Others less-well-reviewed but well-funded east-siders are meanwhile having modest success. For example, the 2003 and 2004 Château Lassègue was selling at $49.00 in the two years following the Jackson-Seillan takeover, but has steadily moved to more than $100.00 a bottle for the 2012. At the same time, nearby Château de Candale and Château Bellefont-Belcier can each command only around $33.00 for recent vintages.

 “The wine trade is feeling a bit wary of the St-Émilion region at the moment after all the debacle about the repeated classifications and appeals,” L’If’s Morrison says. “There seems to be a general fatigue after all the hype and discussion. You may have noticed that many of us in the area don’t worry about the classification – we all simply have ‘Saint-Émilion Grand Cru’ [on the label], and that’s it. Rather like Pomerol, it is the market that decides which are the best wines and how much the wine drinker is willing to pay for them.”

“This has been a steady trend for 20 years as high scores from critics, particularly Parker and Suckling, have driven interest and sales,” says Rob Griffin of California-based distributor Wine Warehouse. “Generous publicity has come with the territory and helped make unknown areas more familiar. All the serious Bordeaux buyers have been focused on Right Bank hot spots for a long time and still are, but not to the exclusion of other exciting areas.”
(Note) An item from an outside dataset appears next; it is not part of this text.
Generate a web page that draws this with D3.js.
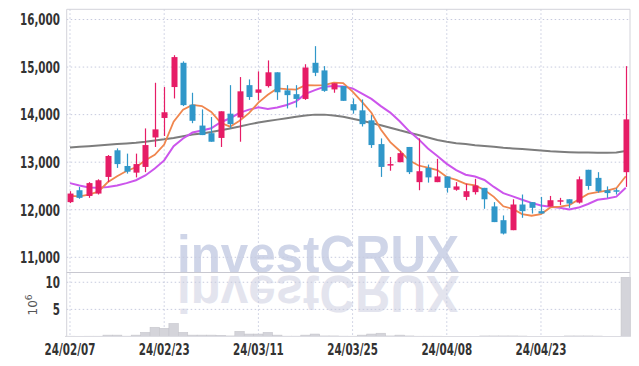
<!DOCTYPE html>
<html><head><meta charset="utf-8">
<script src="https://cdn.jsdelivr.net/npm/d3@7"></script>
<style>
html,body{margin:0;padding:0;background:#fff;}
svg{display:block;}
.tick-lbl{font-family:"DejaVu Sans Condensed","DejaVu Sans","Liberation Sans",sans-serif;font-weight:bold;font-size:16px;fill:#333;}
</style></head>
<body>
<svg id="chart" width="639" height="366"></svg>
<script>
const dates = ["2024-02-07","2024-02-08","2024-02-13","2024-02-14","2024-02-15","2024-02-16","2024-02-19","2024-02-20","2024-02-21","2024-02-22",
"2024-02-23","2024-02-26","2024-02-27","2024-02-28","2024-02-29","2024-03-04","2024-03-05","2024-03-06","2024-03-07","2024-03-08",
"2024-03-11","2024-03-12","2024-03-13","2024-03-14","2024-03-15","2024-03-18","2024-03-19","2024-03-20","2024-03-21","2024-03-22",
"2024-03-25","2024-03-26","2024-03-27","2024-03-28","2024-03-29","2024-04-01","2024-04-02","2024-04-03","2024-04-04","2024-04-05",
"2024-04-08","2024-04-09","2024-04-11","2024-04-12","2024-04-15","2024-04-16","2024-04-17","2024-04-18","2024-04-19","2024-04-22",
"2024-04-23","2024-04-24","2024-04-25","2024-04-26","2024-04-29","2024-04-30","2024-05-02","2024-05-03","2024-05-07","2024-05-08"];

const openP  = [12160,12410,12290,12340,12690,13250,12920,12780,12900,13520,13930,14580,15090,14210,13770,13610,13510,14020,13940,14620,
14460,14600,14890,14510,14430,14330,15090,14930,14530,14600,14220,14090,13880,13380,12930,13000,13320,12580,12880,12580,
12700,12420,12270,12370,12460,12070,11780,11570,12110,12160,11970,12070,12170,12220,12150,12840,12670,12410,12410,12790];
const highP  = [12390,12480,12580,12640,13150,13290,13180,13180,13710,14670,14580,15250,15120,14460,14110,13950,14070,14620,14790,14740,
14910,15140,14890,14620,14620,15060,15440,15020,14660,14600,14340,14320,13990,13500,13110,13240,13320,13500,12950,13070,
12700,12580,12550,12650,12460,12160,11880,12220,12320,12160,12270,12290,12250,12220,12700,12840,12790,12490,12450,15020];
const lowP   = [12140,12230,12250,12320,12580,12880,12760,12680,12790,13320,13550,14340,14180,13820,13570,13430,13320,13710,13430,14310,
14300,14570,14310,14130,14150,14310,14810,14480,14460,14290,14020,13750,13300,12690,12820,13000,12750,12410,12570,12580,
12360,12400,12200,12320,12020,11740,11480,11570,11830,11920,11920,12070,12100,12040,12130,12420,12360,12250,12320,12480];
const closeP = [12340,12250,12560,12620,13130,12960,12800,12960,13360,13690,14050,15210,14200,13870,13570,13430,14070,13800,14490,14370,
14530,14890,14470,14410,14330,14990,14880,14500,14660,14290,14090,13800,13360,12900,12960,13190,12790,12810,12680,12700,
12460,12490,12390,12510,12220,11740,11500,12110,11970,12040,11920,12200,12200,12130,12640,12500,12390,12350,12390,13900];
const volumeM = [0.05,0.04,0.05,0.05,0.25,0.25,0.06,0.25,0.75,1.7,1.5,2.4,0.75,0.25,0.25,0.25,0.22,0.1,0.95,0.45,
0.45,0.75,0.25,0.06,0.06,0.25,0.45,0.1,0.1,0.06,0.05,0.25,0.45,0.6,0.1,0.25,0.1,0.05,0.05,0.05,
0.03,0.03,0.03,0.03,0.1,0.1,0.1,0.1,0.08,0.03,0.03,0.03,0.03,0.1,0.1,0.1,0.08,0.03,0.03,10.9];
const maShort = [12290,12280,12320,12380,12578,12703,12814,12894,13041,13153,13371,13853,14102,14204,14180,14055,13827,13747,13870,14030,
14252,14416,14550,14535,14526,14618,14615,14620,14671,14663,14483,14268,14040,13688,13421,13241,13039,12930,12885,12835,
12688,12628,12544,12511,12414,12271,12072,12017,11909,11874,11909,12049,12066,12097,12216,12332,12370,12401,12453,12705];
const maMid = [12560,12510,12470,12460,12480,12510,12560,12620,12720,12866,13037,13334,13498,13623,13667,13713,13840,13924,14037,14105,
14153,14121,14149,14202,14278,14435,14515,14585,14603,14594,14550,14442,14330,14179,14042,13862,13654,13485,13286,13128,
12965,12833,12737,12698,12625,12479,12350,12280,12210,12144,12090,12061,12042,12003,12045,12121,12210,12234,12275,12461];
const maLong = [13307,13322,13337,13352,13367,13380,13395,13410,13430,13455,13480,13510,13545,13580,13605,13635,13670,13710,13750,13795,
13835,13865,13895,13925,13955,13980,14000,14000,13980,13955,13915,13870,13825,13775,13725,13670,13620,13570,13520,13465,
13430,13400,13380,13355,13340,13325,13305,13290,13278,13262,13245,13228,13218,13210,13205,13202,13200,13200,13202,13235];
const priceTicks = [11000,12000,13000,14000,15000,16000];
const volumeTicks = [5,10];
const dateTickIdx = [0,10,20,30,40,50];

const svg = d3.select("#chart");
const L = 66.7, R = 630, T = 9.3, SEP = 272.5, B = 336.5;
const x = d3.scaleLinear().domain([-0.35, 59.45]).range([L, R]);
const y = d3.scaleLinear().domain([10680, 16215]).range([SEP, T]);
const yv = d3.scaleLinear().domain([0, 11.8]).range([B, SEP]);
const step = x(1) - x(0);
const UP = "#e61c66", DOWN = "#3097c9";
const idx = d3.range(dates.length);
const SX = 0.72;

// watermark
const wm = svg.append("g");
const wmText = (sel) => sel.attr("x", 177).attr("y", 271.5)
  .attr("font-family", "Liberation Sans, Arial, sans-serif").attr("font-weight", "bold")
  .attr("font-size", 52).attr("textLength", 282).attr("lengthAdjust","spacingAndGlyphs").text("investCRUX");
wm.append("text").call(wmText).attr("fill", "#cfd5e8");
wm.append("text").call(wmText).attr("transform", "translate(0,547) scale(1,-1)").attr("fill", "#e3e4ee");

// grids
const gridC = "#c6cade";
svg.append("g").selectAll("line").data(priceTicks).join("line")
  .attr("x1", L).attr("x2", R).attr("y1", d => y(d)).attr("y2", d => y(d))
  .attr("stroke", gridC).attr("stroke-dasharray", "1.5,2.5");
svg.append("g").selectAll("line").data(volumeTicks).join("line")
  .attr("x1", L).attr("x2", R).attr("y1", d => yv(d)).attr("y2", d => yv(d))
  .attr("stroke", gridC).attr("stroke-dasharray", "1.5,2.5");
svg.append("g").selectAll("line").data(dateTickIdx).join("line")
  .attr("x1", d => x(d)).attr("x2", d => x(d)).attr("y1", T).attr("y2", B)
  .attr("stroke", gridC).attr("stroke-dasharray", "1.5,2.5");

// volume bars
svg.append("g").selectAll("rect").data(idx).join("rect")
  .attr("x", i => x(i) - step/2).attr("width", step)
  .attr("y", i => yv(volumeM[i])).attr("height", i => B - yv(volumeM[i]))
  .attr("fill", "#d4d4da").attr("stroke", "#c6c6cc").attr("stroke-width", 0.6);

// MA lines
const line = arr => d3.line().x((d, i) => x(i)).y(d => y(d))(arr);
svg.append("path").attr("d", line(maLong)).attr("fill","none").attr("stroke","#7d7d7d").attr("stroke-width",2);
svg.append("path").attr("d", line(maMid)).attr("fill","none").attr("stroke","#cc55ec").attr("stroke-width",2);
svg.append("path").attr("d", line(maShort)).attr("fill","none").attr("stroke","#f0864e").attr("stroke-width",1.8);

// candles
const cg = svg.append("g");
cg.selectAll("line").data(idx).join("line")
  .attr("x1", i => Math.round(x(i)) + 0.5).attr("x2", i => Math.round(x(i)) + 0.5)
  .attr("y1", i => y(highP[i])).attr("y2", i => y(lowP[i]))
  .attr("stroke", i => closeP[i] >= openP[i] ? UP : DOWN).attr("stroke-width", 1.2);
cg.selectAll("rect").data(idx).join("rect")
  .attr("x", i => Math.round(x(i)) + 0.5 - 3).attr("width", 6)
  .attr("y", i => y(Math.max(openP[i], closeP[i])))
  .attr("height", i => Math.max(1.5, Math.abs(y(openP[i]) - y(closeP[i]))))
  .attr("fill", i => closeP[i] >= openP[i] ? UP : DOWN);

// borders
const bc = "#d3d3da";
svg.append("line").attr("x1", L).attr("x2", R).attr("y1", T).attr("y2", T).attr("stroke", bc);
svg.append("line").attr("x1", L).attr("x2", L).attr("y1", T).attr("y2", B).attr("stroke", bc);
svg.append("line").attr("x1", R).attr("x2", R).attr("y1", T).attr("y2", B).attr("stroke", bc);
svg.append("line").attr("x1", L).attr("x2", R).attr("y1", SEP).attr("y2", SEP).attr("stroke", "#c8c8d0").attr("stroke-width", 1.2);
svg.append("line").attr("x1", L).attr("x2", R).attr("y1", B).attr("y2", B).attr("stroke", "#dcdce2");

// axes labels (condensed via horizontal scale)
const fmt = d3.format(",");
const place = (sel, fx, fy) => sel.attr("transform", d => `translate(${fx(d)},${fy(d)}) scale(${SX},1)`);
svg.append("g").selectAll("text").data(priceTicks).join("text").attr("class","tick-lbl")
  .call(place, () => 60, d => y(d)).attr("dy","0.36em").attr("text-anchor","end").text(d => fmt(d));
svg.append("g").selectAll("text").data(volumeTicks).join("text").attr("class","tick-lbl")
  .call(place, () => 60, d => yv(d)).attr("dy","0.36em").attr("text-anchor","end").text(d => d);
const dfmt = s => s.slice(2).replace(/-/g, "/");
svg.append("g").selectAll("text").data(dateTickIdx).join("text").attr("class","tick-lbl")
  .call(place, d => x(d), () => 349).attr("dy","0.36em").attr("text-anchor","middle").text(d => dfmt(dates[d]));

// volume unit label
const ul = svg.append("text").attr("transform","translate(37,305) rotate(-90)")
  .attr("text-anchor","middle").attr("font-family","DejaVu Sans, sans-serif").attr("font-size",12).attr("fill","#555");
ul.append("tspan").text("10");
ul.append("tspan").attr("dy",-5).attr("font-size",9).text("6");
</script>
</body></html>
Neverthess, Bordeaux sales lag in the US. Even Parker has warned Bordeaux elders about the negative publicity around continued rising prices for first and second growths, while a younger crowd seems to find wines from elsewhere more exciting. “As we work with restaurants almost exclusively we pay absolutely zero attention to reviewers’ points,” says Philippe Newlin of Vintus, an American fine wine importer. “There was interest a few years ago in the garagistes from there,” says Michael Madrigale, head sommelier for chef Daniel Boulud’s chain of New York restaurants, “but I don’t think their reputation has improved any. They are part of the whole Bordeaux image problem.” 

For now, the sun is shining brightly in the east. The top chateaux have weathered the recession and they are still holding firm on the American market. The question is whether that cloud on the western horizon is a passing shadow or a gathering storm.